From NJ Spotlight:
New Jersey’s next governor faces daunting housing problems that are widespread and complex, ranging from a lack of affordable homes in walkable communities to a glut of McMansions in suburbs that are no longer in vogue — and little available land on which to fix the imbalance, a new report warns.
The fifth in The Fund for New Jersey’s “Crossroads NJ” series of reports aimed at informing public debate during this election year has a long title that sums up a good portion of the state’s housing problems: “Communities of Opportunity: New Jerseyans Need More Affordable, Convenient, and Safe Places to Call Home.” (The organization is a funder of NJ Spotlight.)
“There are just simply not the resources available to build the homes that we need and the reason for that is a completely out-of-balance housing market,” said Staci Berger, president and CEO of the Housing and Community Development Network of New Jersey. “There’s lot of development that builds very large homes for very wealthy people but does not build starter homes and homes that are available for working families, seniors, and people with disabilities. And we certainly have a huge problem with the availability of rental apartments that families can move into.”
There are economic benefits to resolving the crisis, according to the report. . The construction of multifamily homes brings in millions in taxes and creates jobs. Affordable-housing development and community revitalization work done by the state’s community development organizations added $12 billion to the state’s economy over the past quarter century. And the $200 million the state invested in permanent supportive housing beginning in 2005 created both one-time and permanent job and increases in state income and sales taxes and local property taxes.

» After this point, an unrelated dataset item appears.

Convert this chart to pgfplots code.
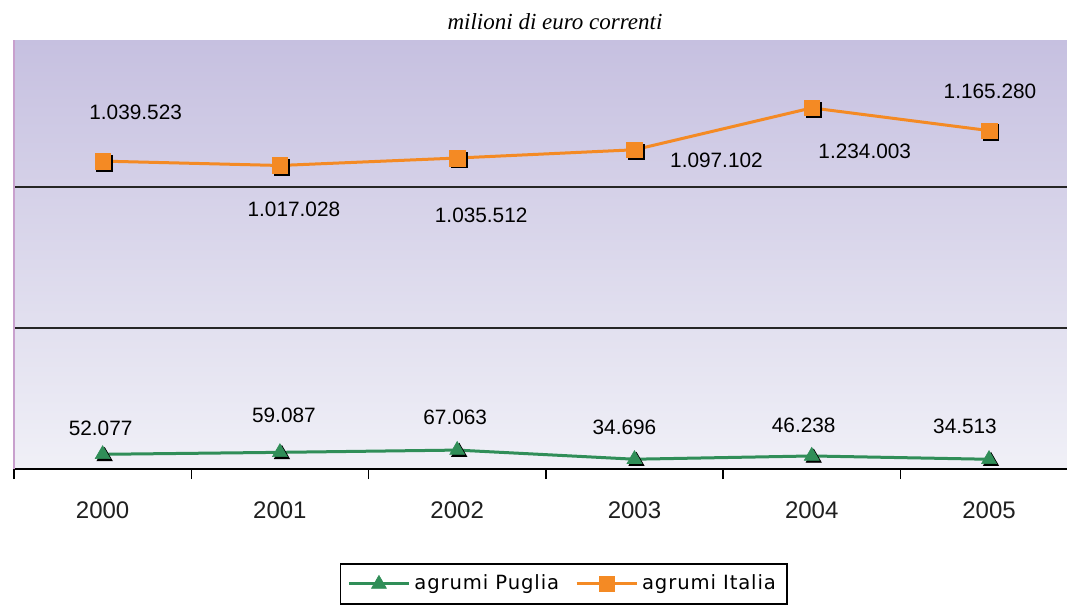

The report does a thorough job in explaining the depth and breadth of the housing problem.
“For New Jersey’s nearly 9 million residents, housing costs are among the highest in the nation, evictions occur at an unprecedented rate, and residential foreclosures outpace the rest of the country,” the report states. “Development over the last several decades has brought the state close to build-out and the resulting sprawl has separated economic opportunities and affordable homes. Today, too many New Jerseyans struggle to find an affordable, convenient, and safe place to call home.”
More than three of every 10 renters spend at least half of their gross income on rent and utilities, making New Jerseyans the second most-burdened in the nation by that measure. Last year, there were only 29 affordable apartments available for every 100 families with less than $30,000 in income.